The case is separate from the other contempt case initiated suo motu by the SC against Bhushan for two of his recent tweets against Chief Justice of India S A Bobde and the role of the last four CJIs in the "destruction of democracy".
A SC bench headed hy Justice Arun Mishra had, in July, begun to hear the suo motu contempt case against Bhushan. The bench had also indicated that it would revive proceedings in the 2009 contempt case which had last been heard by the the top court over eight years ago.
However, over the past fortnight, the bench focused on disposing off the contempt case initiated over Bhushan's recent tweets. The Supreme Court found Bhushan guilty of contempt in the recent case but had urged the lawyer to tender an unconditional apology before the court decided on the quantum of punishment to be awarded to him. Bhushan has refused to apologise for the tweets and the bench must now decide the punishment.
However, in the 2009 case, Bhushan's counsel, senior advocate Rajeev Dhavan on Tuesday argued that the case requires to be heard by a larger bench of the court as there are matters of the Constitution's interpretation that needed to be deliberated upon. Senior advocate Kapil Sibal, appearing for Tarun Tejpal, the then editor of Tehelka magazine when the interview in question was published, has also expressed similar view.

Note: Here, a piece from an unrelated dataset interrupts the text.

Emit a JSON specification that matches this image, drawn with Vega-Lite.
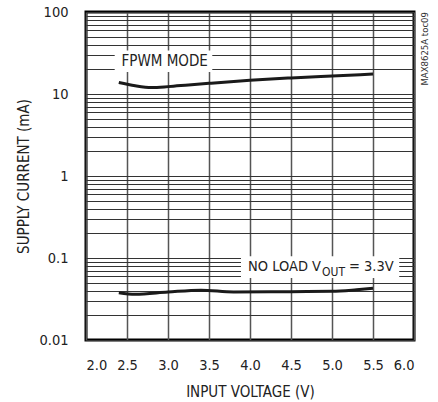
{
  "$schema": "https://vega.github.io/schema/vega-lite/v6.json",
  "width": 328,
  "height": 328,
  "autosize": {"type": "none"},
  "padding": {"left": 86, "top": 12, "right": 24, "bottom": 62},
  "background": "white",
  "config": {
    "view": {"stroke": "black", "strokeWidth": 3},
    "font": "DejaVu Sans Condensed",
    "axis": {
      "labelFont": "DejaVu Sans Condensed",
      "titleFont": "DejaVu Sans Condensed",
      "labelColor": "#222",
      "titleColor": "#222",
      "labelFontSize": 14.5,
      "titleFontSize": 15,
      "titleFontWeight": "normal",
      "domain": false,
      "ticks": false
    }
  },
  "datasets": {
    "curves": [
      {"series": "FPWM", "v": 2.4, "i": 13.8},
      {"series": "FPWM", "v": 2.6, "i": 12.6},
      {"series": "FPWM", "v": 2.8, "i": 12.0},
      {"series": "FPWM", "v": 3.0, "i": 12.3},
      {"series": "FPWM", "v": 3.25, "i": 12.9},
      {"series": "FPWM", "v": 3.5, "i": 13.5},
      {"series": "FPWM", "v": 4.0, "i": 14.7},
      {"series": "FPWM", "v": 4.5, "i": 15.7},
      {"series": "FPWM", "v": 5.0, "i": 16.6},
      {"series": "FPWM", "v": 5.5, "i": 17.5},
      {"series": "NOLOAD", "v": 2.4, "i": 0.0378},
      {"series": "NOLOAD", "v": 2.6, "i": 0.0362},
      {"series": "NOLOAD", "v": 3.0, "i": 0.0385},
      {"series": "NOLOAD", "v": 3.4, "i": 0.0405},
      {"series": "NOLOAD", "v": 3.8, "i": 0.0385},
      {"series": "NOLOAD", "v": 4.5, "i": 0.0388},
      {"series": "NOLOAD", "v": 5.0, "i": 0.0392},
      {"series": "NOLOAD", "v": 5.3, "i": 0.041},
      {"series": "NOLOAD", "v": 5.5, "i": 0.0427}
    ],
    "boxes": [
      {"v": 2.35, "v2": 3.54, "i": 18.5, "i2": 34},
      {"v": 3.89, "v2": 5.82, "i": 0.057, "i2": 0.105}
    ],
    "centered": [
      {"text": "FPWM MODE", "v": 2.96, "i": 25.2, "size": 15}
    ],
    "leftlabels": [
      {"text": "NO LOAD V", "v": 3.976, "i": 0.0785, "size": 14.5},
      {"text": "OUT", "v": 4.878, "i": 0.068, "size": 12},
      {"text": "= 3.3V", "v": 5.207, "i": 0.0785, "size": 14.5}
    ],
    "mark": [
      {"text": "MAX8625A toc09", "v": 6.13, "i": 100}
    ]
  },
  "layer": [
    {
      "data": {"name": "curves"},
      "mark": {"type": "line", "color": "#1a1a1a", "strokeWidth": 3, "interpolate": "monotone"},
      "encoding": {
        "x": {
          "field": "v", "type": "quantitative",
          "scale": {"domain": [2, 6], "nice": false, "zero": false},
          "axis": {
            "title": "INPUT VOLTAGE (V)",
            "values": [2, 2.5, 3, 3.5, 4, 4.5, 5, 5.5, 6],
            "format": ".1f",
            "labelPadding": 18,
            "titlePadding": 13,
            "gridColor": "#555",
            "gridWidth": 1.5,
            "gridOpacity": 1,
            "labelOverlap": false
          }
        },
        "y": {
          "field": "i", "type": "quantitative",
          "scale": {"type": "log", "domain": [0.01, 100], "nice": false},
          "axis": {
            "title": "SUPPLY CURRENT (mA)",
            "values": [0.01, 0.02, 0.03, 0.04, 0.05, 0.06, 0.07, 0.08, 0.09, 0.1, 0.2, 0.3, 0.4, 0.5, 0.6, 0.7, 0.8, 0.9, 1, 2, 3, 4, 5, 6, 7, 8, 9, 10, 20, 30, 40, 50, 60, 70, 80, 90, 100],
            "labelExpr": "indexof([0.01, 0.1, 1, 10, 100], datum.value) >= 0 ? format(datum.value, '~g') : ''",
            "labelPadding": 18,
            "titlePadding": 7,
            "gridColor": "#333",
            "gridWidth": 1.2,
            "gridOpacity": 1,
            "labelOverlap": false,
            "labelBound": false
          }
        },
        "detail": {"field": "series"}
      }
    },
    {
      "data": {"name": "boxes"},
      "mark": {"type": "rect", "fill": "white", "stroke": null},
      "encoding": {
        "x": {"field": "v", "type": "quantitative"},
        "x2": {"field": "v2"},
        "y": {"field": "i", "type": "quantitative"},
        "y2": {"field": "i2"}
      }
    },
    {
      "data": {"name": "centered"},
      "mark": {"type": "text", "align": "center", "baseline": "middle", "color": "#222", "font": "DejaVu Sans Condensed"},
      "encoding": {
        "x": {"field": "v", "type": "quantitative"},
        "y": {"field": "i", "type": "quantitative"},
        "text": {"field": "text"},
        "size": {"field": "size", "type": "quantitative", "scale": null}
      }
    },
    {
      "data": {"name": "leftlabels"},
      "mark": {"type": "text", "align": "left", "baseline": "middle", "color": "#222", "font": "DejaVu Sans Condensed"},
      "encoding": {
        "x": {"field": "v", "type": "quantitative"},
        "y": {"field": "i", "type": "quantitative"},
        "text": {"field": "text"},
        "size": {"field": "size", "type": "quantitative", "scale": null}
      }
    },
    {
      "data": {"name": "mark"},
      "mark": {"type": "text", "angle": 270, "align": "right", "baseline": "middle", "fontSize": 9.5, "color": "#333", "font": "DejaVu Sans Condensed"},
      "encoding": {
        "x": {"field": "v", "type": "quantitative"},
        "y": {"field": "i", "type": "quantitative"},
        "text": {"field": "text"}
      }
    }
  ]
}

The bench headed by Justice Mishra told Dhavan that he must ponder that people come to court for relief, and when that faith is shaken then "what should be the procedure?"

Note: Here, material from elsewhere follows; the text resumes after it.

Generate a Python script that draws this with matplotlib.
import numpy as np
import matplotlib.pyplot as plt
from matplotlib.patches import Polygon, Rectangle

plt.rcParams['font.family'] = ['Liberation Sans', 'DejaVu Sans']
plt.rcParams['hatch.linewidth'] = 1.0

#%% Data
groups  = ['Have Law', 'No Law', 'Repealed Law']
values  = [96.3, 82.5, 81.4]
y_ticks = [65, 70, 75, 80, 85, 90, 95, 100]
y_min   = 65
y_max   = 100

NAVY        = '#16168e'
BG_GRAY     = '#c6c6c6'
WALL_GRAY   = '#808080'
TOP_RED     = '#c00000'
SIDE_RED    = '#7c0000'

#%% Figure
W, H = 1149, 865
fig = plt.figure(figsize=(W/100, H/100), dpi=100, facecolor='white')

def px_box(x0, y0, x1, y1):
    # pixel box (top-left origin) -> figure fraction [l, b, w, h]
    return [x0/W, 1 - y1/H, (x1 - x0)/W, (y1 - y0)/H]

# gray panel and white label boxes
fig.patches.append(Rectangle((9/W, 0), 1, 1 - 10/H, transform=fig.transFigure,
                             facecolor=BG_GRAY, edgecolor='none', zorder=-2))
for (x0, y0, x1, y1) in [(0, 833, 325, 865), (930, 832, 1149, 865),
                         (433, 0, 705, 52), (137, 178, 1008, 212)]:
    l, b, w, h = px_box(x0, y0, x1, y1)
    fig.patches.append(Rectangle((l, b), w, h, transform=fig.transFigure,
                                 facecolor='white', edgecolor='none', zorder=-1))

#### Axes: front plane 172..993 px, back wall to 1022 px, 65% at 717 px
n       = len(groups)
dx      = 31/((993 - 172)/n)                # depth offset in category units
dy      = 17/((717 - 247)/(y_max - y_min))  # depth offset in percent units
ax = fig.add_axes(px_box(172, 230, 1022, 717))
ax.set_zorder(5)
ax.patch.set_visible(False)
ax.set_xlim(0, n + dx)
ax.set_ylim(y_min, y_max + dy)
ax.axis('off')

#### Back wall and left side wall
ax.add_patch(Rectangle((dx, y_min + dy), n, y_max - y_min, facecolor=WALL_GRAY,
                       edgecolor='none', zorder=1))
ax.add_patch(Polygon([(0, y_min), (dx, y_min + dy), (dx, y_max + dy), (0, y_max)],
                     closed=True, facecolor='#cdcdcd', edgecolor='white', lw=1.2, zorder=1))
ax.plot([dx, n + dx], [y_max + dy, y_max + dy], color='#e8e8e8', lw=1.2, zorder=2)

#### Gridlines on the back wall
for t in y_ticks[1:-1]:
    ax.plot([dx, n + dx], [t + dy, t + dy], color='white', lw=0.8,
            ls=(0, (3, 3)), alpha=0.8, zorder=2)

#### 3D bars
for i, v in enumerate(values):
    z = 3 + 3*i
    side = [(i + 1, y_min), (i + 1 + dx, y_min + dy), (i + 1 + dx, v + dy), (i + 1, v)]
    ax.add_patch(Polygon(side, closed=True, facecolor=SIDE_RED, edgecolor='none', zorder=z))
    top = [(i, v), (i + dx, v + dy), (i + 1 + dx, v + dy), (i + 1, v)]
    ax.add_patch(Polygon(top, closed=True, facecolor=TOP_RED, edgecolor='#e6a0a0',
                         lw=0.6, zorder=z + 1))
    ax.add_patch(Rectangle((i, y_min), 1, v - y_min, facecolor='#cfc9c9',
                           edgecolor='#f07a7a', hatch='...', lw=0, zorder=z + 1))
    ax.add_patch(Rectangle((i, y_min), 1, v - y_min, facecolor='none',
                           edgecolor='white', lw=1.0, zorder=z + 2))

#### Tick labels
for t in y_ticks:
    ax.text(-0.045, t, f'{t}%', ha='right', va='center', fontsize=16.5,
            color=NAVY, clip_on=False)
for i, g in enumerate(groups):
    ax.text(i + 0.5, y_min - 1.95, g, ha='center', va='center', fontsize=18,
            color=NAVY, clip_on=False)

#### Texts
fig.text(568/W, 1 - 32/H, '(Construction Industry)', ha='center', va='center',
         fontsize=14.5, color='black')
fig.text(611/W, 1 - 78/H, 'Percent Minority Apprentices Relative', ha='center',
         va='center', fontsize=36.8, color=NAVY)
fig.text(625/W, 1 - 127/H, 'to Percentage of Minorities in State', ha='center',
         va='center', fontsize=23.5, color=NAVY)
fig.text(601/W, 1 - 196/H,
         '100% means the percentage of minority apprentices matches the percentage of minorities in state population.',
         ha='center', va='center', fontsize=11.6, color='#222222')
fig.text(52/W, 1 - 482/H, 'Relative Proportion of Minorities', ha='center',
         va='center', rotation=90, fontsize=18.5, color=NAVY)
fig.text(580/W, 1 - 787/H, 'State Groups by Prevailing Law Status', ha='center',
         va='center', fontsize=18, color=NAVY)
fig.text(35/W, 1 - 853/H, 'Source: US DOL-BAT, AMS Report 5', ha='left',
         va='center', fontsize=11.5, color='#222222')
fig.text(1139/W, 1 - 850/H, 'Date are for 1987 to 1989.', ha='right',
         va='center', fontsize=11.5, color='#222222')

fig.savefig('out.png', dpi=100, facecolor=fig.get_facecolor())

Senior advocate Kapil Sibal, appearing for journalist Tarun Tejpal, contended before the bench that people come to court for justice and relief. "We will come and go but the institution exists forever. We must protect the integrity of the institution," submitted Sibal, according to reports. Sibal said, "there is also a larger principle of howsoever high you are, law is above you, which should apply to everyone equally."
As Justice Mishra is set to retire from the apex court on September 2, he told the counsel that he could not hear the 2009 case as it would need lengthy arguments. Justice Mishra has now urged CJI Bobde, the master of roster for the SC, to list the case before an appropriate bench on September 10. It is, however, not known yet whether the matter will be listed before a three-judge bench again or go before a constitution bench as demanded by the counsel for Bhushan.
There is also, as of now, no decision on the punishment to be awarded to Bhushan in the contempt case over his recent tweets for which he has already been held guilty.